Similarly when I was working, despite a successful career, I could always only see the worst outcome of anything I did.  

I too suffer from terrible social anxiety plus other mental health issues.  But as my psychiatrist said to me, one of the hurdles I face is my tendency to catastrophise.

Can you tell me whether you have spoken to any health professionals about how you are feeling? If so what is the outcome of those discussions.  I worry about you when I hear that you cant get out of bed and lack motivation.  These are signs of depression, which I really hope that you dont have.  But you need to speak with a GP if you have not already done so.

Please get back to us so we can try and help more.

K

 

MsBlinkers
Community Member

Hello Hideaway 🙂

Thanks so much for your reply.  I really appreciate it.

I did have grief counselling, unfortunately I didn't get much out of it.  I went to each session with an open mind and wanting to accept help but I just found the whole experience depressing and I would leave feeling worse than before.  I think I have tried my best to not show how fragile I am, as the last thing I want to do is upset my Mum.  She relies on me and I just want to make sure she's happy.  I'm also reluctant to open up to my husband as I have always had depression and anxiety issues and I just don't want him to think of me as a 'head case'.

I was taking anti depressants for a couple of years, and I think they did help, I piled on so much weight - which I could deal with - but the one side affect that really scared me was the craving for alcohol.  I could, and would, drink copious amounts on an almost daily basis.  And I'm not usually a drinker - at all.  It took a while to get off the medication, and now I don't drink anymore, but the sadness has returned.

I'm aware that I probably do have depression.  The constant anxiety is really wearing me down.  Even though I know most of it is in my head, it's still very real.

Thanks again x 

 

 

 

Torn
Community Member

I am probably not much help to you other than that I know exactly how you feel.
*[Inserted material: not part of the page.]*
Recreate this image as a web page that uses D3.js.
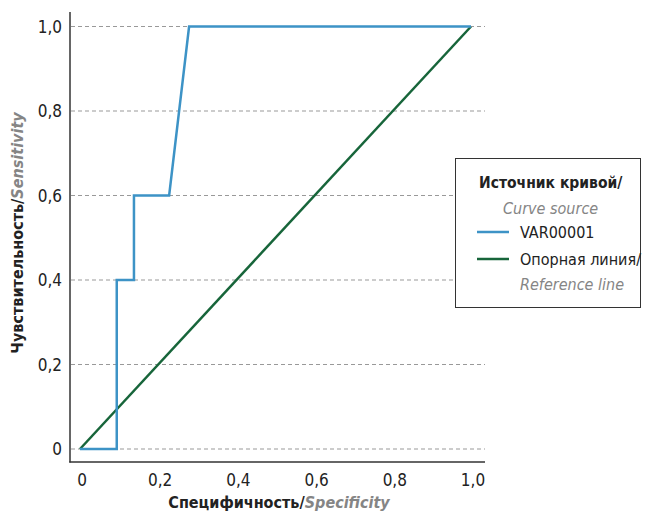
<!DOCTYPE html>
<head>
    <meta charset="utf-8">
    <script src="https://cdn.jsdelivr.net/npm/d3@7"></script>
    <style type="text/css">
        body {
            margin: 0;
            background: #fff;
        }
        svg text {
            font-family: "Liberation Sans Narrow", "DejaVu Sans Condensed", sans-serif;
        }
        .grid line {
            stroke: #999;
            stroke-dasharray: 4, 3;
            stroke-width: 1px;
        }
        .tick-label {
            font-size: 17px;
            fill: #222;
        }
        .en {
            font-style: italic;
            fill: #858585;
            font-weight: normal;
        }
        .en-b {
            font-style: italic;
            fill: #858585;
        }
    </style>
</head>
<body>
    <div id="chart"></div>
</body>
</html>

<script type="text/javascript">
	// ROC curve points: specificity axis (x), sensitivity (y)
	var curveX = [0, 0.094, 0.094, 0.138, 0.138, 0.228, 0.279, 1.0];
	var curveY = [0, 0, 0.4, 0.4, 0.6, 0.6, 1.0, 1.0];
	var refX = [0, 1];
	var refY = [0, 1];
	var ticks = [0, 0.2, 0.4, 0.6, 0.8, 1.0];
	var tickLabels = ["0", "0,2", "0,4", "0,6", "0,8", "1,0"];

	var width = 646, height = 516;
	var blue = "#3d93c6", green = "#17653a";

	var x = d3.scaleLinear().domain([0, 1]).range([80, 471]);
	var y = d3.scaleLinear().domain([0, 1]).range([449, 26.5]);

	var svg = d3.select("#chart").append("svg")
		.attr("width", width)
		.attr("height", height);

	// horizontal dashed grid
	svg.append("g").attr("class", "grid")
		.selectAll("line")
		.data(ticks)
		.enter().append("line")
		.attr("x1", 71).attr("x2", 485)
		.attr("y1", function(d) { return y(d); })
		.attr("y2", function(d) { return y(d); });

	// axis lines
	svg.append("line")
		.attr("x1", 70).attr("x2", 70).attr("y1", 12).attr("y2", 462.5)
		.attr("stroke", "#333").attr("stroke-width", 1.5);
	svg.append("line")
		.attr("x1", 69.3).attr("x2", 485).attr("y1", 462).attr("y2", 462)
		.attr("stroke", "#333").attr("stroke-width", 1.5);

	// tick labels
	svg.selectAll(".ylab")
		.data(ticks)
		.enter().append("text")
		.attr("class", "tick-label")
		.attr("x", 62)
		.attr("y", function(d) { return y(d) + 6; })
		.attr("text-anchor", "end")
		.text(function(d, i) { return tickLabels[i]; });

	svg.selectAll(".xlab")
		.data(ticks)
		.enter().append("text")
		.attr("class", "tick-label")
		.attr("x", function(d) { return x(d) + 2; })
		.attr("y", 486)
		.attr("text-anchor", "middle")
		.text(function(d, i) { return tickLabels[i]; });

	// lines
	var line = d3.line()
		.x(function(d) { return x(d[0]); })
		.y(function(d) { return y(d[1]); });

	svg.append("path")
		.datum(d3.zip(refX, refY))
		.attr("d", line)
		.attr("fill", "none")
		.attr("stroke", green)
		.attr("stroke-width", 2.5);

	svg.append("path")
		.datum(d3.zip(curveX, curveY))
		.attr("d", line)
		.attr("fill", "none")
		.attr("stroke", blue)
		.attr("stroke-width", 2.5);

	// axis titles
	var xt = svg.append("text")
		.attr("x", 279).attr("y", 508)
		.attr("text-anchor", "middle")
		.attr("font-size", 16)
		.attr("font-weight", "bold")
		.attr("fill", "#222");
	xt.append("tspan").text("Специфичность/");
	xt.append("tspan").attr("class", "en-b").text("Specificity");

	var yt = svg.append("text")
		.attr("transform", "translate(23,233) rotate(-90)")
		.attr("text-anchor", "middle")
		.attr("font-size", 16)
		.attr("font-weight", "bold")
		.attr("fill", "#222");
	yt.append("tspan").text("Чувствительность/");
	yt.append("tspan").attr("class", "en-b").text("Sensitivity");

	// legend
	var lg = svg.append("g");
	lg.append("rect")
		.attr("x", 455.5).attr("y", 158.5)
		.attr("width", 185).attr("height", 149)
		.attr("fill", "#fff")
		.attr("stroke", "#333")
		.attr("stroke-width", 1);

	lg.append("text").attr("x", 479).attr("y", 188)
		.attr("font-size", 15.5).attr("font-weight", "bold").attr("fill", "#222")
		.text("Источник кривой/");
	lg.append("text").attr("x", 503).attr("y", 214)
		.attr("font-size", 16).attr("class", "en")
		.text("Curve source");

	var items = [
		{ color: blue, label: "VAR00001", sub: null },
		{ color: green, label: "Опорная линия/", sub: "Reference line" }
	];
	items.forEach(function(it, i) {
		var cy = 232 + i * 27;
		lg.append("line")
			.attr("x1", 477).attr("x2", 509)
			.attr("y1", cy).attr("y2", cy)
			.attr("stroke", it.color).attr("stroke-width", 2.5);
		lg.append("text").attr("x", 520).attr("y", cy + 6)
			.attr("font-size", 16).attr("fill", "#222")
			.text(it.label);
		if (it.sub) {
			lg.append("text").attr("x", 520).attr("y", cy + 31)
				.attr("font-size", 16).attr("class", "en")
				.text(it.sub);
		}
	});
</script>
I lost my dad suddenly 9months ago. I was 'dealing' with it initially but now I just feel lost  I, like you, am constantly waiting for the next death or cotastrophie to happen  I fear my own death and worry how my children and husband will deal with it  I am really not living just existing and barely getting through each day  

Everything I read says that grief is an individual thing and different for everyone but I still feel that people expect me to move on and get over it far quicker than I am.  I have spoken to my go who thinks I am at the stage she would expect after losing dad but I don't think I told her honestly how I'm feeling.  I think I need to speak to a counsellor but haven't had the courage to do that yet.